Copy out every line containing the word "that".

# [Data provided]
★ ★ ★

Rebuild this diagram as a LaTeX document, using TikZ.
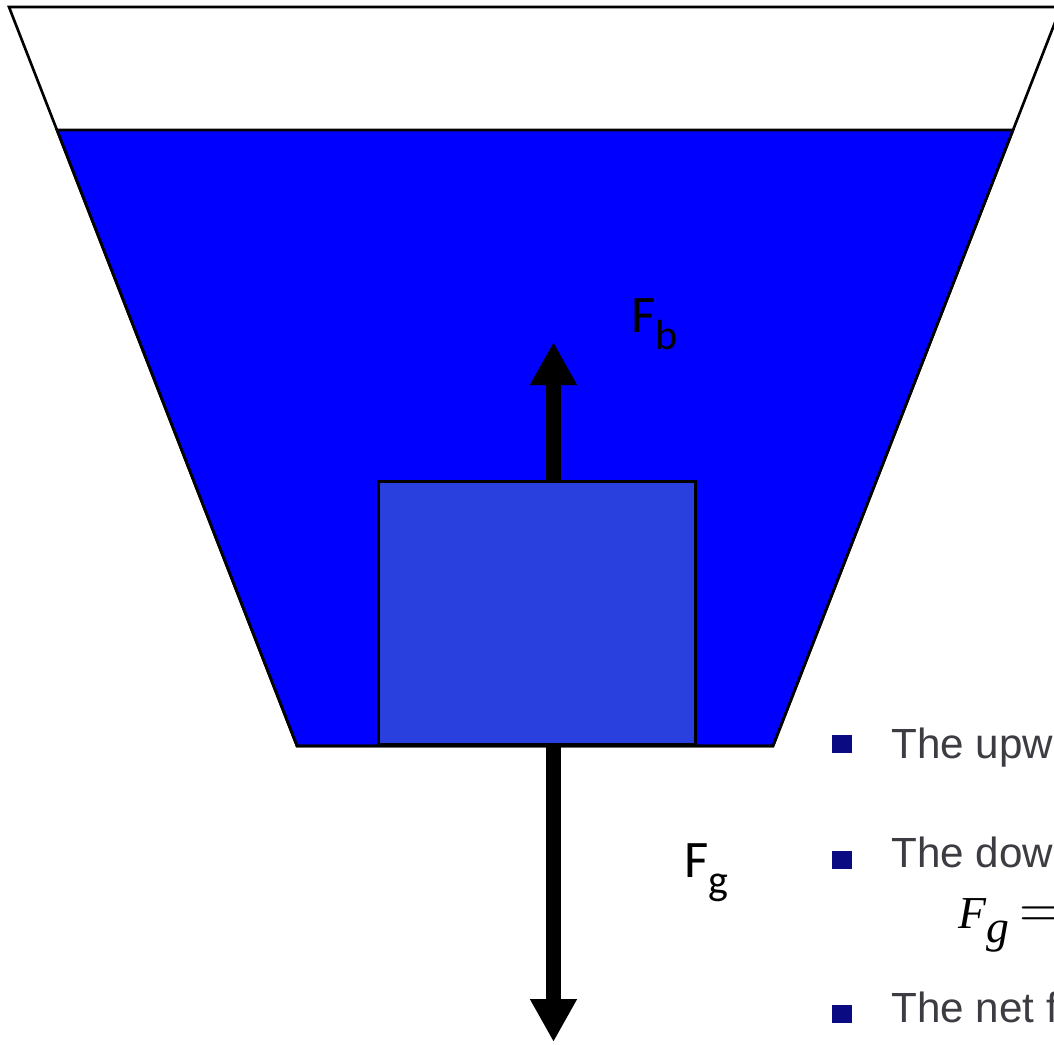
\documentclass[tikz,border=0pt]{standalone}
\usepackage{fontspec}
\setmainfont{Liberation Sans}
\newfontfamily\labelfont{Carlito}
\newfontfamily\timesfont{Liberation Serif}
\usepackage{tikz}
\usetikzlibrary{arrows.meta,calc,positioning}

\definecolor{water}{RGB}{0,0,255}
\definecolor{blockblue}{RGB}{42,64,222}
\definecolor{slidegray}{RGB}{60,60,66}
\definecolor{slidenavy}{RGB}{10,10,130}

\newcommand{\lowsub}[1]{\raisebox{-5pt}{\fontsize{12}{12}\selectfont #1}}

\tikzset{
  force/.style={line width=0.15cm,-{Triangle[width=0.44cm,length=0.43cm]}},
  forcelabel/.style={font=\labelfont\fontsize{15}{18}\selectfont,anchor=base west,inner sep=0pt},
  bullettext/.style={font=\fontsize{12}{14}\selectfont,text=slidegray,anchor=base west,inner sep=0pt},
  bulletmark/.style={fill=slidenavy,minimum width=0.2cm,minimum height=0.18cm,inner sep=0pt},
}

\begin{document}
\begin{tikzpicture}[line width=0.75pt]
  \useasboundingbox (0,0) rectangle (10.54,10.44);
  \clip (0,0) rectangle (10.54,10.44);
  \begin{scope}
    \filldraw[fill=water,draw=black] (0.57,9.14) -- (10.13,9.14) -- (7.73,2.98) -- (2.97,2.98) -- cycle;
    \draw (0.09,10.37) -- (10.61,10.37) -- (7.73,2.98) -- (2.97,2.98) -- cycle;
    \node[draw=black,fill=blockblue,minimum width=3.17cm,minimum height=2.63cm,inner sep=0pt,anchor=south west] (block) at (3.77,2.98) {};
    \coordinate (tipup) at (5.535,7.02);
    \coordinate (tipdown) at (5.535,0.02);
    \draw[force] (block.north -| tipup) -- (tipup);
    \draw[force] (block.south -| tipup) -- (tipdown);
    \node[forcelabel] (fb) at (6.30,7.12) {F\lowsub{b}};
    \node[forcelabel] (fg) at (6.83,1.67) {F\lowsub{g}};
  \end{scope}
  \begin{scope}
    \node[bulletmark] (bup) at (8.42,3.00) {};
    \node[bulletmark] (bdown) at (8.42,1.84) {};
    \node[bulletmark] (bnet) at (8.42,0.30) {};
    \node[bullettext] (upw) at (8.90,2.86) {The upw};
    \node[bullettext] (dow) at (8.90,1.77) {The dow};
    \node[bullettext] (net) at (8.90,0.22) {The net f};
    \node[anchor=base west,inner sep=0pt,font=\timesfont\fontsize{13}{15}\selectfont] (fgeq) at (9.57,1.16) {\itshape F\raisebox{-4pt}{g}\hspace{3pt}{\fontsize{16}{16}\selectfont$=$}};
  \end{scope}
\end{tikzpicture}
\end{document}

★ ★ ★

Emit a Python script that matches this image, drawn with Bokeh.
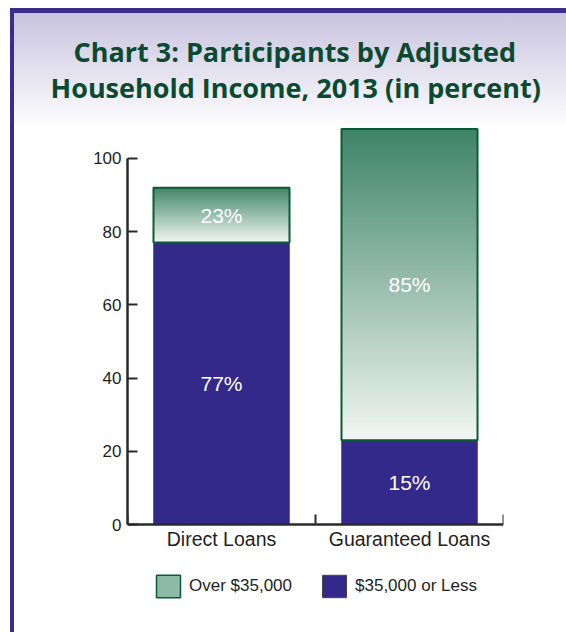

★ ★ ★

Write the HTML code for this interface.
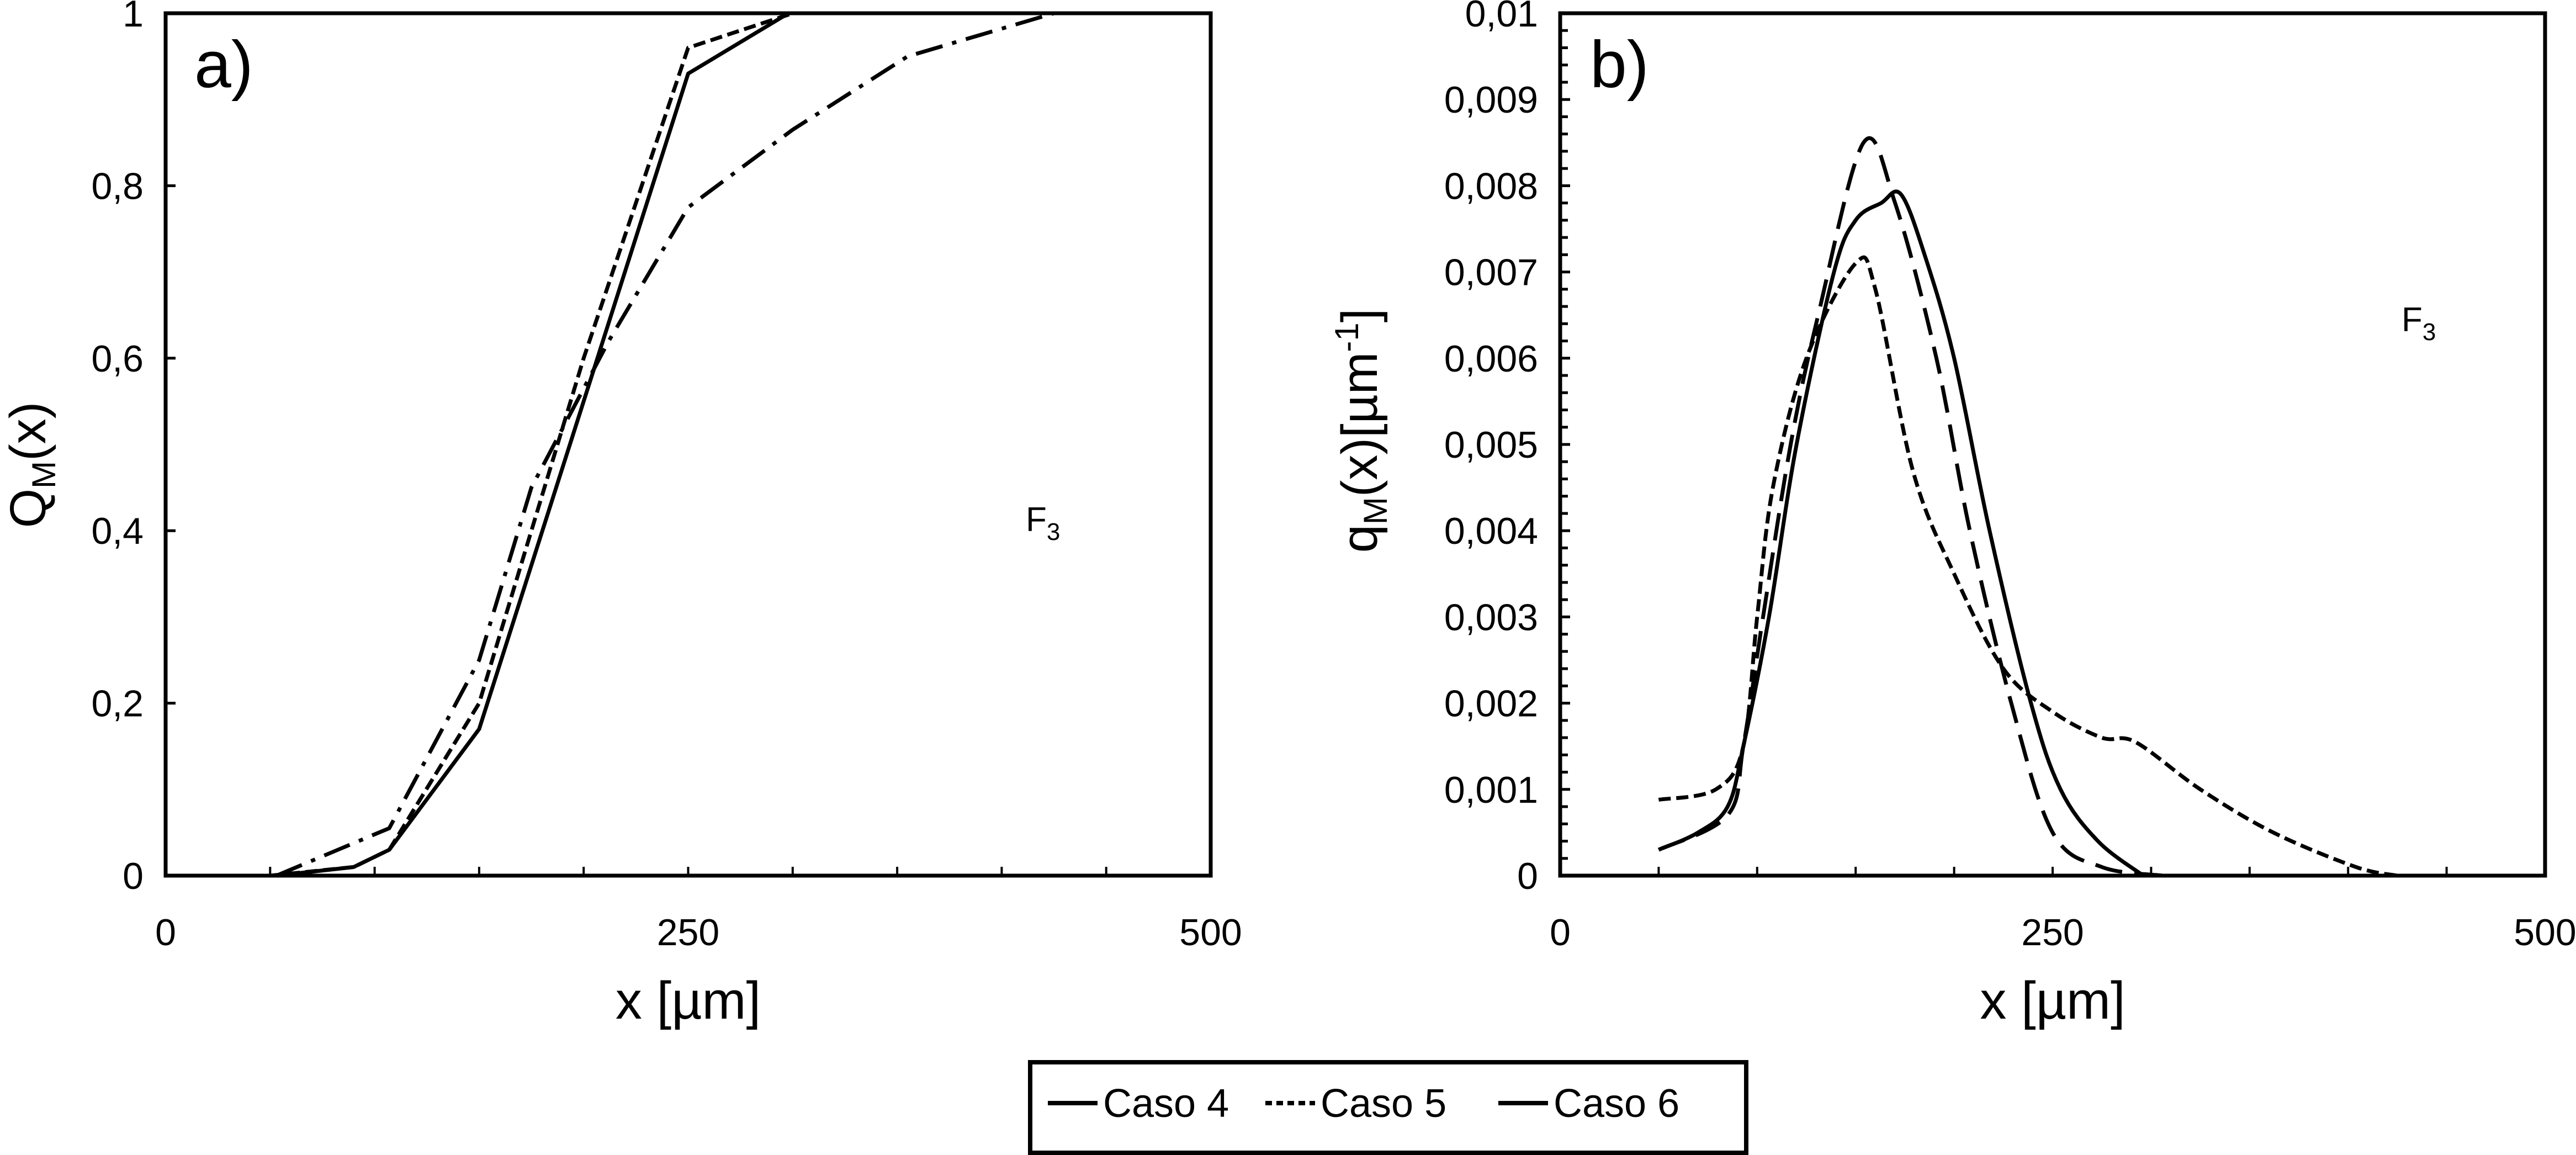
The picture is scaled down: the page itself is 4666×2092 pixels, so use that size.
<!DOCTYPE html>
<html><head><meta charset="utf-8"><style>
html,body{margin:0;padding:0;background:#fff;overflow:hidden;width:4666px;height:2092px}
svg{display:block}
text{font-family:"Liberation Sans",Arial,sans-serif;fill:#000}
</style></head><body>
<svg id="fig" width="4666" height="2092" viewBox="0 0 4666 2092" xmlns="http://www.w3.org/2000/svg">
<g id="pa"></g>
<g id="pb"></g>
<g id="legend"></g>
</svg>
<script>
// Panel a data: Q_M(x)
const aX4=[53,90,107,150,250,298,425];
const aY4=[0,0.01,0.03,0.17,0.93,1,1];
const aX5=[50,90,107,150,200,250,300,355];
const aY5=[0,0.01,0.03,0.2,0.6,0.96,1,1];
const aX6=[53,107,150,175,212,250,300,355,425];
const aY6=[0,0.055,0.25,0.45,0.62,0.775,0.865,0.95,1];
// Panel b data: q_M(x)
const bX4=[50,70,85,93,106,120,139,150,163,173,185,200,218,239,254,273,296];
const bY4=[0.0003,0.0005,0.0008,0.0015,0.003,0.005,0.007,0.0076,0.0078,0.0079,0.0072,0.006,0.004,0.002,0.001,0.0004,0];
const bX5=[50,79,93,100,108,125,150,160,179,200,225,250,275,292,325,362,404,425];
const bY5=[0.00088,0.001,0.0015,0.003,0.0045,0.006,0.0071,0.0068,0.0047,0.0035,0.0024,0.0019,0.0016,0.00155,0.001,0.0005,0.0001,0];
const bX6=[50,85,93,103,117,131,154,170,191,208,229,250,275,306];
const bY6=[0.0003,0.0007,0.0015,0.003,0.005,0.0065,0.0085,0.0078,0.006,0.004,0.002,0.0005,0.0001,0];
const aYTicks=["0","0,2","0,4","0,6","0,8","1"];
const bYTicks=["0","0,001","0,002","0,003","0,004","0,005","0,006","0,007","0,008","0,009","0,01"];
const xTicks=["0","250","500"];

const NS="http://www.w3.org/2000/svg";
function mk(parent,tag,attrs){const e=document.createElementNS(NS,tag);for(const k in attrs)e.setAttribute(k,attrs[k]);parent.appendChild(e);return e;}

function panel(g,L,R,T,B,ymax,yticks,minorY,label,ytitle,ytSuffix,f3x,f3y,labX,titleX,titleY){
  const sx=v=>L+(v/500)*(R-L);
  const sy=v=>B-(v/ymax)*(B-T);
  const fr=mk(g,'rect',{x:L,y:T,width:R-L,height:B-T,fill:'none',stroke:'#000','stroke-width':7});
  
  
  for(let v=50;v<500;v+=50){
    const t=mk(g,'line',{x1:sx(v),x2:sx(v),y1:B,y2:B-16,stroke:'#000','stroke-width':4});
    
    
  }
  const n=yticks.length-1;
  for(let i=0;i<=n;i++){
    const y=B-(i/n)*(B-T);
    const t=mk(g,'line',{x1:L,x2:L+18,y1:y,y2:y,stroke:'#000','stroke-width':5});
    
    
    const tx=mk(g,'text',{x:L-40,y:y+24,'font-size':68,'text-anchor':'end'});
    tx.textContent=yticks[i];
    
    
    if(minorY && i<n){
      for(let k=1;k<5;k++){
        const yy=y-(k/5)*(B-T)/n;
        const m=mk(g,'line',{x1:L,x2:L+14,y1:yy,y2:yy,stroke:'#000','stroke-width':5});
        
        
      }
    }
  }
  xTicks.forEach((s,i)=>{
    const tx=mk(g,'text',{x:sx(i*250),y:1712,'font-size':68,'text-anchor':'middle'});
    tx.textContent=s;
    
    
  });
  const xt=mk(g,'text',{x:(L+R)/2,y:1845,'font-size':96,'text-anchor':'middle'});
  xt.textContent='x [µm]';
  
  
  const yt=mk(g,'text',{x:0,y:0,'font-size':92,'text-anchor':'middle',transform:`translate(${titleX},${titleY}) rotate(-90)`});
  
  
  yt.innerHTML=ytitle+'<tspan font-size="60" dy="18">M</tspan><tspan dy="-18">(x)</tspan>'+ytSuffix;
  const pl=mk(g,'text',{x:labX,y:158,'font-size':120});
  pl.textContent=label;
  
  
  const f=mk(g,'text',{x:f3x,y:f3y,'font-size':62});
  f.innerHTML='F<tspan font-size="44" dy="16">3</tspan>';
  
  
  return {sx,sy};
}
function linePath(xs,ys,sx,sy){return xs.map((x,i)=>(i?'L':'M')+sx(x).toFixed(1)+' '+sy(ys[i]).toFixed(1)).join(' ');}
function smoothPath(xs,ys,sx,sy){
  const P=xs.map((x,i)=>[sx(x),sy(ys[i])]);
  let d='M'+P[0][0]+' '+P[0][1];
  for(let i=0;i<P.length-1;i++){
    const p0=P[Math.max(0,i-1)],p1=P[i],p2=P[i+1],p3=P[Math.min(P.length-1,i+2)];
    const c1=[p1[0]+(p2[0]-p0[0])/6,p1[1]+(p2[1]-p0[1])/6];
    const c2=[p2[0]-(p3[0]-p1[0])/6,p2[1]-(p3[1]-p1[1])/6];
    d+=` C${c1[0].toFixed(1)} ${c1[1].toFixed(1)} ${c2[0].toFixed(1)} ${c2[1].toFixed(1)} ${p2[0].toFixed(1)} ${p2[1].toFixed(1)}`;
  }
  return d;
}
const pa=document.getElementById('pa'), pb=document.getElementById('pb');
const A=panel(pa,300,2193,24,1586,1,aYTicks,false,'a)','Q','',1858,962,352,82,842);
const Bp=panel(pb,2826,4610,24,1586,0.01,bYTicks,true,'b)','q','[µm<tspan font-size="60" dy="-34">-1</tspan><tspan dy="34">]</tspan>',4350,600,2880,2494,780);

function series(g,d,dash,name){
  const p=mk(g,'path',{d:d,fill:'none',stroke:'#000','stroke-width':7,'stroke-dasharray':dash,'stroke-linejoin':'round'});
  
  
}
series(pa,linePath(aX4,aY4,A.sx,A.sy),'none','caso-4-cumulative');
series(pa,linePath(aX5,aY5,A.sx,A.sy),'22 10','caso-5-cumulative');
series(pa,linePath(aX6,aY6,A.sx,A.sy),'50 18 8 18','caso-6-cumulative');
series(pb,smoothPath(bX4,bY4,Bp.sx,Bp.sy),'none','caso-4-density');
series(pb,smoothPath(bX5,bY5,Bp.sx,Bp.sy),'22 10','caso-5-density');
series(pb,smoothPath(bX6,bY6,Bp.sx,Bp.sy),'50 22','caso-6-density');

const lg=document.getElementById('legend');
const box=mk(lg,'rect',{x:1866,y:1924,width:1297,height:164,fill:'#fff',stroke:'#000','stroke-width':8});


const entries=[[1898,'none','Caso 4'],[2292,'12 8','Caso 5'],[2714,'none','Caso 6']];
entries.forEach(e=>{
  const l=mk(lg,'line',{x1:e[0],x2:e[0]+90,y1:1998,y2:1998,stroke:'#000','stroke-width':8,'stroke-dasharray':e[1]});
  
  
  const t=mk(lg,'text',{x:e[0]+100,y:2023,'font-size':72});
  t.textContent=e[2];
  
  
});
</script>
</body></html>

★ ★ ★

# [Answer to the problem]
Emit a Python script that matches this image, drawn with Bokeh.
The picture is scaled down: the page itself is 4666×2092 pixels, so use that size.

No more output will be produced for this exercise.